By carefully weighing the tax advantages, legal responsibilities, and financial commitments of each entity, businesses can make informed decisions that align with their operational goals and growth strategies.
Steps for setting up and registering FZE or FZC
Setting up a Free Zone Establishment or Free Zone Company in the UAE involves a streamlined process governed by the respective free zone authority. While the steps are generally straightforward, understanding the specific requirements for each entity type ensures a smooth registration experience.
Step 1. Choose the right free zone
Select a free zone that aligns with your business activity and strategic goals. Different free zones specialize in industries such as trading, logistics, media, or technology, which can influence your operational efficiency.
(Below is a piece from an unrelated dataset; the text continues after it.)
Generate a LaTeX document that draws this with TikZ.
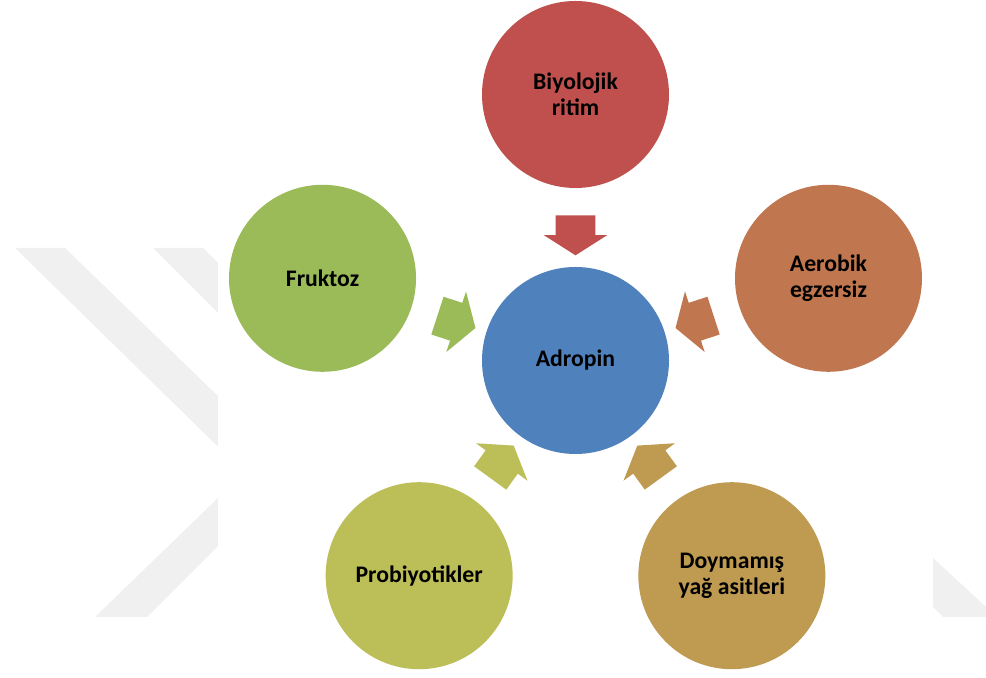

Step 2. Determine your business structure
Decide whether an FZE or FZC suits your needs based on ownership preferences and shareholder requirements. An FZE is ideal for sole ownership, while an FZC accommodates multiple shareholders.
Step 3. Submit the application
Complete the application form provided by the free zone authority. Include details about the business activity, shareholders, and management structure.
Step 4. Reserve a trade name
Choose a unique trade name for your business and ensure it complies with the UAE’s naming conventions. The trade name must not violate any trademarks or include prohibited terms.
Step 5. Prepare and submit documentation
Submit the required documents, which may include:
- Passport copies of shareholders and directors.
- Proof of address for all shareholders.
- A business plan (if required by the free zone).
- Memorandum of Association (MOA) for FZCs to define roles and shareholding structure.
Step 6. Meet capital requirements
Deposit the minimum share capital into the designated bank account, as specified by the free zone authority. This step may differ for FZEs and FZCs based on their respective capital thresholds.
Step 7. Lease office space
Secure a physical or virtual office space within the free zone. Office space is mandatory for obtaining a trade license.
Step 8. Obtain the trade license
Once all requirements are met, the free zone authority will issue the trade license. This license allows your business to operate legally within the UAE free zone.
Step 9. Apply for visas
Apply for investor and employee resident visas, ensuring compliance with UAE labor laws and free zone regulations.
By following these steps and ensuring compliance with the specific requirements of your chosen free zone, you can establish and register your FZE or FZC efficiently, leveraging the UAE’s business-friendly environment.
Final reflections on FZE and FZC options
Choosing between a Free Zone Establishment and a Free Zone Company is a pivotal decision for entrepreneurs looking to leverage the UAE’s dynamic business ecosystem. Both entities offer distinct advantages, from limited liability to tax benefits and operational ease within free zones. The decision ultimately depends on your business goals, ownership preferences, and long-term strategy.
For sole proprietors or single investors, an FZE provides simplicity and control, making it an excellent choice for small businesses or startups. On the other hand, an FZC is more suitable for partnerships, joint ventures, or businesses requiring a multi-shareholder structure. Its flexibility and resource-sharing potential support larger-scale operations and collaborative ventures.
It is also essential to consider the operational restrictions of free zone entities, particularly if your business plans to expand into the UAE mainland. Understanding licensing requirements, shareholder obligations, and governance needs will help ensure compliance and smooth operations.
By aligning your business vision with the specific features of an FZE or FZC, you can create a solid foundation for growth in one of the world’s most business-friendly environments. Consulting with free zone authorities or professional advisors can further streamline the decision-making and setup process, ensuring your chosen structure supports both immediate and long-term success.
FAQs about FZE and FZC
What do FZE and FZCO mean?
FZE stands for Free Zone Establishment, a single-shareholder entity designed for sole proprietors or individual investors. FZCO (often used interchangeably with FZC) refers to a Free Zone Company, which accommodates multiple shareholders, typically ranging from two to five. Both operate within UAE free zones and offer similar benefits, such as limited liability and 100% foreign ownership.
What are the differences between FZ LLC, FZE, and FZC?
- FZE: a single-shareholder entity with limited liability. It is suitable for sole proprietors or businesses seeking streamlined ownership.
- FZC (or FZCO): a multi-shareholder structure, ideal for partnerships or collaborative ventures. It allows up to five shareholders.
- FZ LLC: a term often used interchangeably with FZCO in some free zones, but it generally emphasizes the limited liability aspect and is subject to the same rules.
How does FZE differ from an LLC?
An FZE operates exclusively within a free zone and offers 100% foreign ownership, whereas a Limited Liability Company (LLC) is a mainland entity that often requires a local sponsor or partner holding at least 51% ownership. Additionally, FZEs have operational restrictions within the UAE mainland unless specific approvals or licenses are obtained. LLCs, in contrast, can freely conduct business across the UAE.